Ill Considered no Mucho Flow’22: quando a terra treme a gente flutua

Fotografia: João Octávio Peixoto
Publicado a: 08/11/2022

(Desafio para esta pequena crónica: não usar a palavra “visceral” no retrato/análise do concerto dos Ill Considered na cave do Teatro Jordão, em Guimarães, no passado sábado…)

Emre Ramazanoglu à esquerda, na bateria; Liran Donin, ao centro, no baixo eléctrico; Idris Rahman, à direita, no saxofone tenor. Power trio, na verdadeira acepção da palavra. Ao jantar, um par de horas antes, os três membros dos britânicos Ill Considered confirmavam que a estratégia para o seu concerto de estreia em Portugal como parte do cartaz do Mucho Flow era a mais simples possível: “chegar lá e tocar”. De facto, os Ill Considered são um caso particular e encará-los como parte da efervescente cena britânica só por causa do que possa constar nos seus passaportes é um desfavor: o trio desenvolveu nos cinco anos que já leva de actividade uma intensa e feroz abordagem à criação musical que passa por uma rigorosa devoção à livre improvisação, como bem documentado na dúzia de edições que já soma. E mesmo em Liminal Space, o álbum de 2021 para que recrutaram aliados como Theon Cross ou Sarathy Korwar, o facto de as sessões terem sido mais “estruturadas” não significou exactamente que tenham entrado em estúdio com material pré-composto, apenas que definiram ordens de entrada para cada um dos solistas de forma a ninguém se perder no meio dos autênticos turbilhões sónicos que os três são capazes de gerar. Essa aversão à repetição é uma das marcas que os distingue de boa parte dos pares que no país do Brexit se têm dedicado a insuflar novos pulsares nesta coisa a que (ainda…) chamamos “jazz”.
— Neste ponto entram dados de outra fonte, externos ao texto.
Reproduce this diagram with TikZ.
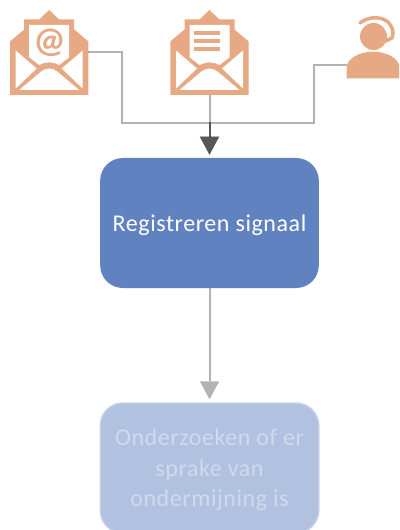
\documentclass[tikz,border=0pt]{standalone}
\usepackage{fontspec}
\setmainfont{Carlito}
\usetikzlibrary{arrows.meta}
\definecolor{iconcolor}{HTML}{E6A984}
\definecolor{boxblue}{HTML}{6182C1}
\definecolor{boxpale}{HTML}{B1C1E0}
\definecolor{edgepale}{HTML}{C5D2E9}
\definecolor{textpale}{HTML}{CFDAED}
\newcommand{\lowerline}[1]{\raisebox{-1.6pt}[\height][\depth]{#1}}
\tikzset{
  icon/.style={inner sep=0pt,outer sep=0pt},
  stage/.style={rounded corners=17pt,minimum width=164pt,minimum height=97.5pt,align=center,inner sep=0pt,font=\fontsize{18}{22.9}\addfontfeatures{LetterSpace=2.4}\selectfont},
  feed/.style={line width=1.5pt,draw=black,draw opacity=0.3,fill opacity=0.3,shorten >=2.25pt,-{Triangle[length=13.5pt,width=14.5pt,line width=0pt]}},
  envelope/.pic={
    \fill [iconcolor] (0,-42.5) -- (-10,-33) -- (-25,-33) -- (-25,-23) -- (-39.2,-11) -- (-39.2,42.5) -- (39.2,42.5) -- (39.2,-11) -- (25,-23) -- (25,-33) -- (10,-33) -- cycle;
    \fill [white] (-20,-27.5) -- (20,-27.5) -- (20,4.8) -- (10,12.5) .. controls (4,9) and (-4,9) .. (-10,12.5) -- (-20,4.8) -- cycle;
    \fill [white] (-33.5,-2) -- (-12.5,16) -- (-33.5,36) -- cycle;
    \fill [white] (33.5,-2) -- (12.5,16) -- (33.5,36) -- cycle;
    \fill [white] (-30,37.5) -- (-8,19) .. controls (-3,15) and (3,15) .. (8,19) -- (30,37.5) -- cycle;
  }
}
\begin{document}
\begin{tikzpicture}[line cap=butt,line join=miter,x=0.75pt,y=-0.75pt]
\useasboundingbox (0,0) rectangle (399,530);
\clip (0,0) rectangle (399,530);
\node [icon,minimum width=58.8pt,minimum height=63.75pt] (mailat) at (49.2,52.5) {};
\node [icon,minimum width=58.8pt,minimum height=63.75pt] (mailtext) at (209.5,52.5) {};
\node [icon,minimum width=39.5pt,minimum height=19.5pt] (agent) at (373,65) {};
\node [stage,fill=boxblue,text=white] (register) at (209.5,223) {\lowerline{Registreren signaal}};
\node [stage,fill=boxpale,draw=edgepale,line width=1pt,text=textpale] (inspect) at (209.5,468) {\lowerline{Onderzoeken of er}\\\lowerline{sprake van}\\\lowerline{ondermijning is}};
\coordinate (busleft) at (121.5,122.7);
\coordinate (busright) at (313.5,122.7);
\coordinate (busmid) at (register.north |- busleft);
% icons
\pic at (mailat) {envelope};
\pic at (mailtext) {envelope};
\node [icon,text=iconcolor,font=\fontsize{27}{27}\bfseries\selectfont] (atsign) at (49.6,43) {@};
\fill [iconcolor] (194,31) rectangle (220,35);
\fill [iconcolor] (194,39) rectangle (220,43);
\fill [iconcolor] (194,47) rectangle (220,51);
\fill [iconcolor] (373.5,36.5) circle (13.5);
\fill [iconcolor] (346.7,78.3) -- (346.7,68) .. controls (346.7,58) and (360,51.7) .. (373,51.7) .. controls (386,51.7) and (399.5,58) .. (399.5,68) -- (399.5,78.3) -- cycle;
\draw [iconcolor,line width=2.6pt,line cap=round] (360,23) .. controls (367,17) and (380,15.5) .. (388,22) .. controls (393,27) and (394,33) .. (392,38) -- (378,44.5);
% connectors
\draw [feed] (mailat.east) -| (busleft) -- (busmid) -- (register.north);
\draw [feed] (agent.west) -| (busright) -- (busmid) -- (register.north);
\draw [feed] (mailtext.south) -- (register.north);
\draw [feed] (register.south) -- (inspect.north);
\end{tikzpicture}
\end{document}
E foi assim, em Guimarães. Desde o primeiro momento que se percebeu que os Ill Considered não estavam interessados em fazer prisioneiros, apenas em não deixarem pedra sobre pedra, entrando por aquela cave dentro como um rolo compressor num campo de malmequeres. Ramazanoglu é uma autêntica locomotiva, um portento de força que apesar de tocar musculadamente tem um discurso rítmico cheio de subtilezas que nos diz que nem o peso, nem a velocidade podem servir de desculpa para a falta de inventividade. O seu trabalho nos pratos e as síncopes que gera com o jogo entre a tarola e o bombo têm um sem fim de nuances que os seus companheiros entendem como curvas na estrada. Liran Donin usa o Fender Precision como gerador de grooves infinitos, é a luz na frente da tal locomotiva, a linha contínua num mapa de território desconhecido, sem nomes que nos indiquem sequer em que continente estamos. E depois há Idris Rahman: a linguagem corporal do saxofonista faz lembrar o vocalista de uma banda de hardcore, sempre curvado, perdido no olho do furacão que ele próprio conjura: frases curtas, riffs furiosos como gritos, atonalidade que agita e força os corpos amontoados na plateia ao movimento. Só que, apesar de toda a força, a música dos Ill Considered nunca perde o norte, mantendo sempre a constância do groove como uma granítica base para o delirante discurso solista do saxofone.

Vimos dois concertos de “jazz” recentemente para plateias de pé (não são assim tão vulgares, por cá): este dos Ill Considered, no Mucho Flow, e o de Alabaster DePlume, no Jazz ao Centro. Em ambos, no centro de tudo, estiveram saxofonistas que não se encaixam na norma dos sopradores desta cultura, dois singulares criadores. O que tocou em Coimbra, no entanto, tem um discurso meditativo e espiritual, ao passo que aquele que se apresentou em Guimarães é todo ele nervo e músculo. Curiosamente, ambos são capazes de nos fazerem levitar – um, porque tem um espírito que eleva, e o outro porque faz tremer o chão. Precisamos de ambos.